The Difference Between Intuition And Reality

So how do you think during a negotiation? We’d all like to think that during a negotiation our thinking is going to be both rational and logical. However, it turns out that all too often this is not the case. The researchers who look into our thinking during negotiations have come up with two different types of thinking patterns that we seem to engage in. The names that they have given to these two different types of thinking are System 1 and System 2.

We are all very familiar with the type of thinking that is called System 1 thinking. System 1 thought describes our intuition: quick, automatic, effortless, and influenced by emotion. During a negotiation, this is going to be the type of thinking that we will use to react to things that the other side does or says. No addition thought or contemplation is required. However, we couldn’t make it through life if this was the only type of thinking that we did. This is why there is what is called System 2 thought. System 2 thought is slower, more conscious, effortful and logical. When we are faced with a real problem that does not have an answer that just jumps out at us, this is the type of thinking that we’ll use to come up with solutions to it.

As negotiators, we need to understand that when we are carefully considering options, we are using System 2 thinking. However, when we are simply acting on intuition, we are using System 1 thinking. During the course of a given negotiation, it is entirely possible that we will find ourselves switching between these two forms of thinking. We can all think of instances in which we acted rashly, relying on System 1 thoughts and emotions, as well as times when we carefully evaluated a situation using System 2 logic. The only challenge is that we may have used System 1 thinking when we should have been using System 2 thinking.

Using System 1 vs Using System 2 Logic During A Negotiation

As negotiators we need to become aware of what type of thinking that we are currently using. Additionally, we need to decide if it is the right type of thinking for the given situation. The problem that we seem to run into over and over again is that during a negotiation a lot of us will end up falling back and using our System 1 type of thinking. Why do we do this? We will start to use our intuition more as a negotiating situation becomes more and more complex. What starts to happen is that we reach a state where everything is just too complex to keep straight. When it becomes hard to process information, we will naturally move from System 2 thinking to System 1 thinking.

If there is any good news for us here, it’s that we don’t always have to be using our System 2 thinking. There are many decisions during a negotiation that don’t require this level of thinking. Negotiators need to realize that when things such as deadlines for tasks that are not that important are being discussed, System 2 thought is not required.

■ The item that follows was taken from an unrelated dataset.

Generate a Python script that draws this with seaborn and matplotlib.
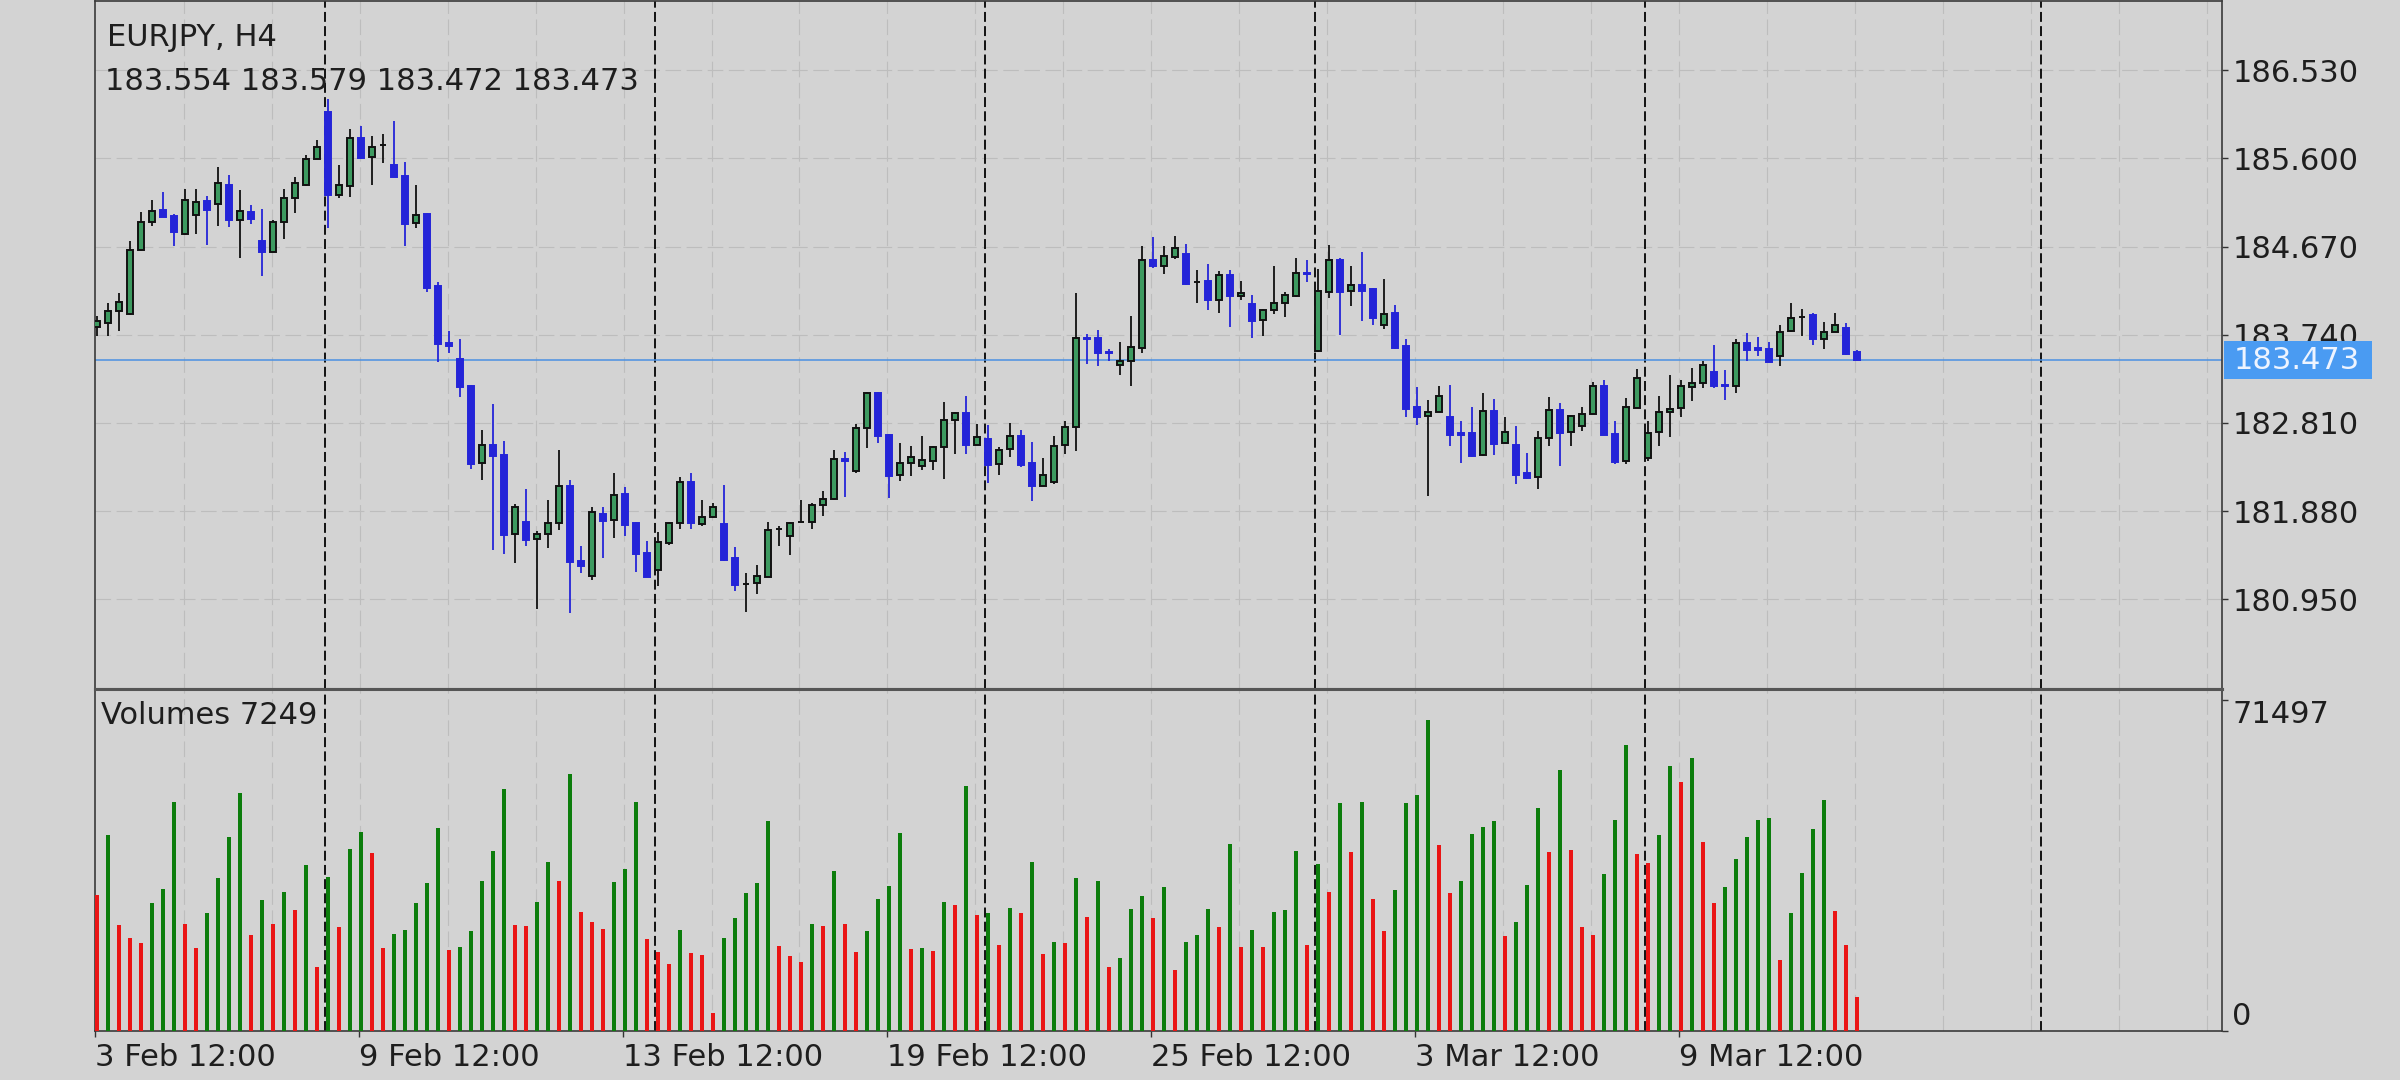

Likewise, when you are having an informal discussion with the other side in regards to things that you are planning on coming back to in more detail later on in the negotiations, System 1 thought is fine to be using.

If we can realize that we have two different ways to think during a negotiation then we’ll have a better grasp of what resources we can use. We need to understand that one way of thinking may not necessarily be better than the other. Case in point is that if we took the time to logically reason through every decision, then this could turn out to be quite expensive in terms of time and effort on our part. What’s even worse is that if we are not careful, it could lead to decision paralysis. This being said, when we reach the most important part of a negotiation, this would be the time to slow things down and take the time to use our System 2 thinking in order to make sure that we don’t overlook anything.

What All Of This Means For You

In order to be able to reach the best deal during a principled negotiation, as negotiators we need to make sure that we can think clearly. However, all too often bias can start to creep into how we are thinking. What this means for us is that there may be times that we think that we can rely on our intuition to make good negotiating decisions and it turns out that we really can’t. What’s going on here?

We do not always think the same way. It turns out that we have two completely different ways of thinking and they are called System 1 and System 2. System 1 thought describes our intuition: quick, automatic, effortless, and influenced by emotion. System 2 thought is slower, more conscious, effortful and logical. During a negotiation, if we react rashly to something that the other side has said or done, then we are using our System 1 thinking when we should be using our System 2 thinking. If the negotiation starts to become more complex, then it can be very easy for us to start to use our System 1 thinking. We don’t always have to use System 2 thinking – some issues are simple enough that they don’t require detailed thinking. We do need to be careful because System 2 thinking takes more time and if we are not careful, our negotiations could grind to a halt if we spend too much time thinking about individual items.

Every negotiator has the ability bring two different types of thinking to a negotiation. Each of these ways of thinking has its own advantages and disadvantages. As negotiators we need to understand the differences between these types of thinking and then make sure that we apply them at the right times.

– Dr. Jim Anderson
Blue Elephant Consulting –
Your Source For Real World Negotiating Skills™

Question For You: What do you think would be the best way to determine which style of thinking you are currently using?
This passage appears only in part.